How do you import a Warhammer 40K army list into a virtual tabletop?
In 40 Carrot, you can import a Warhammer 40K army list three ways: upload a CSV roster, paste your list text for the AI parser, or photograph a datasheet and let the AI read it. You can also build lists by hand from a built-in database of roughly 2,000 unit profiles. Imported armies land inside your deployment zone automatically, at true tabletop scale.
What formats can you import a 40K army list from?
40 Carrot accepts army lists in whatever form you already have them. If your list lives in a spreadsheet or roster export, upload it as a CSV and the importer maps it to unit profiles. If it's plain text — the kind you'd paste into a chat or forum post — the AI list parser reads the text and turns each entry into a deployable unit. If all you have is the physical card, take a photo of the datasheet: the AI importer extracts the profile and weapon stats from the image. And when you'd rather not import at all, the built-in database of ~2,000 unit profiles plus a manual unit builder let you assemble an army from scratch. All four paths end in the same place: real units on a true-scale board, ready to measure, move, and fight.
How does the AI army list import work?
The AI importer reads your pasted list or datasheet image and produces structured unit profiles: model counts, movement, toughness, save, wounds, and weapon lines. It understands 11th Edition list conventions, including attached leaders and support characters — a leader written into a squad's entry is parsed and deployed with that unit rather than dropped or duplicated. You review what it parsed before anything is placed, so a misread stat never reaches the board silently. Like any AI feature it can make mistakes, which is exactly why the review step exists: confirm the profiles, fix anything odd, then deploy. The importer runs in the browser session — there's nothing to install and no separate roster app to keep in sync.

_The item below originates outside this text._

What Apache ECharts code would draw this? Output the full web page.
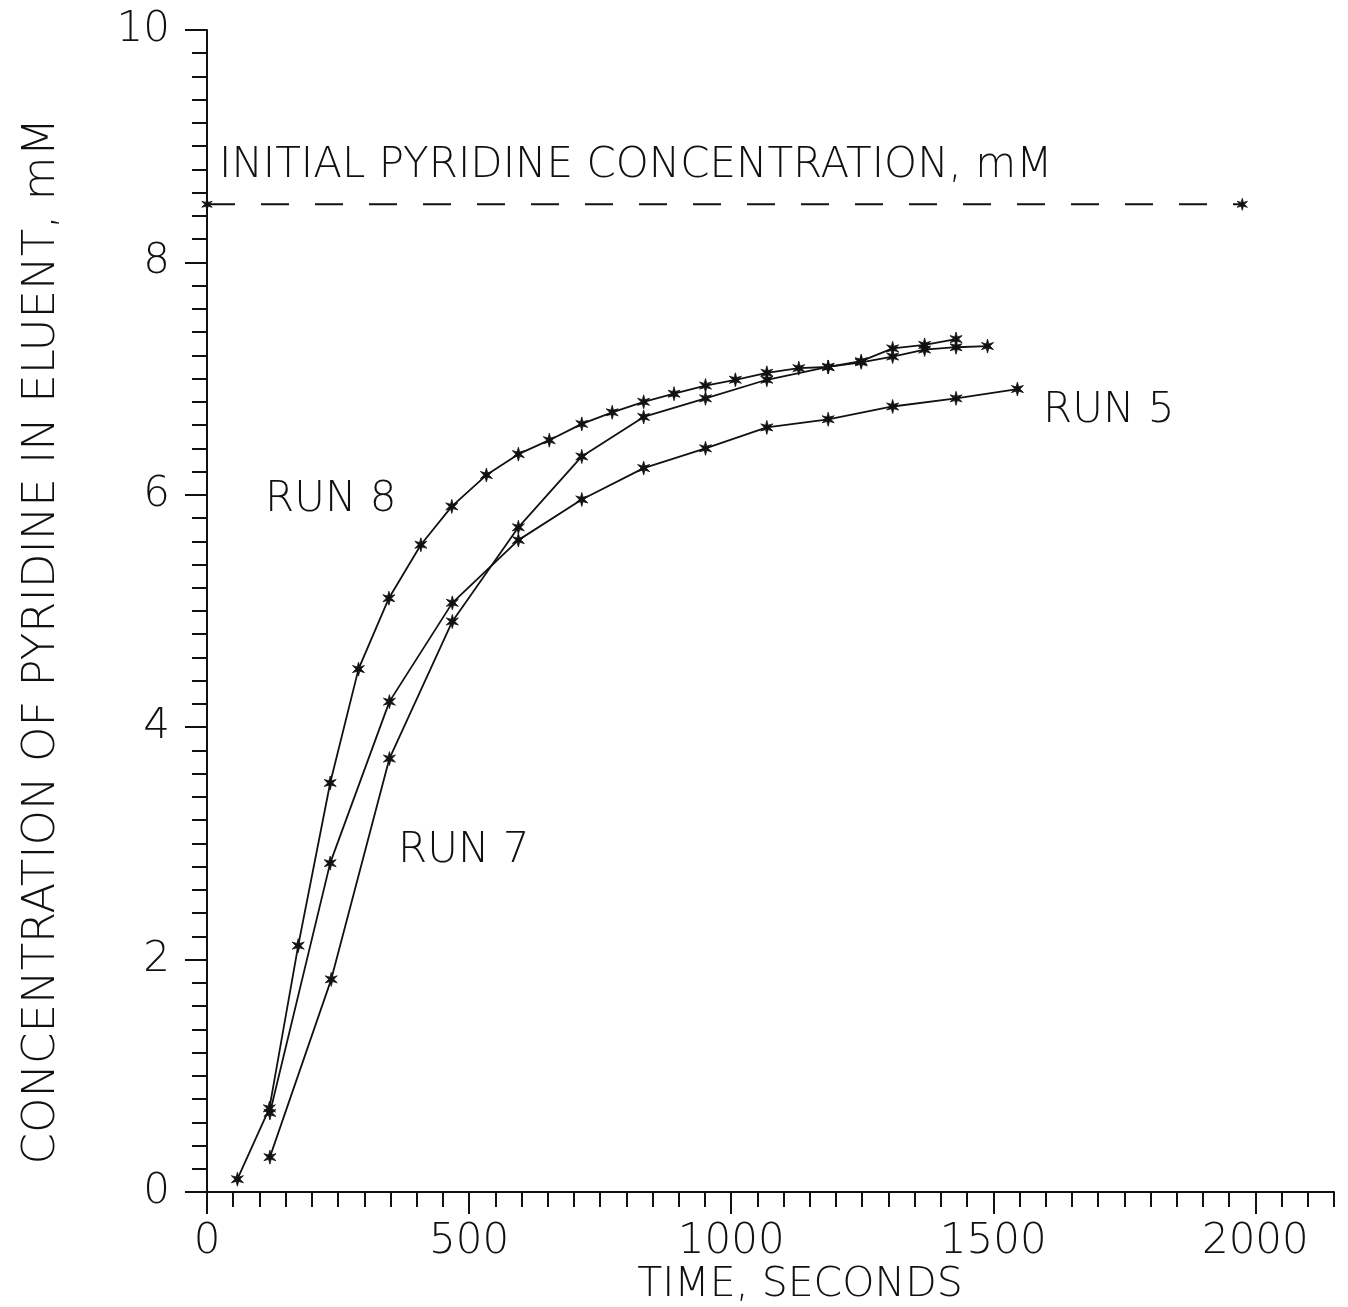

What happens after the import?
Confirmed units are placed inside your deployment zone automatically — attacker and defender zones are marked on the board, so your army starts where it legally sets up. Units you're keeping in Reserves can sit on the staging shelves below the board: off-table space that isn't part of the battlefield until you bring them on. From there the whole toolkit applies — true-scale measurement, dice, objectives, wound tracking, and the AI tactical advisor, which can see the board you just deployed.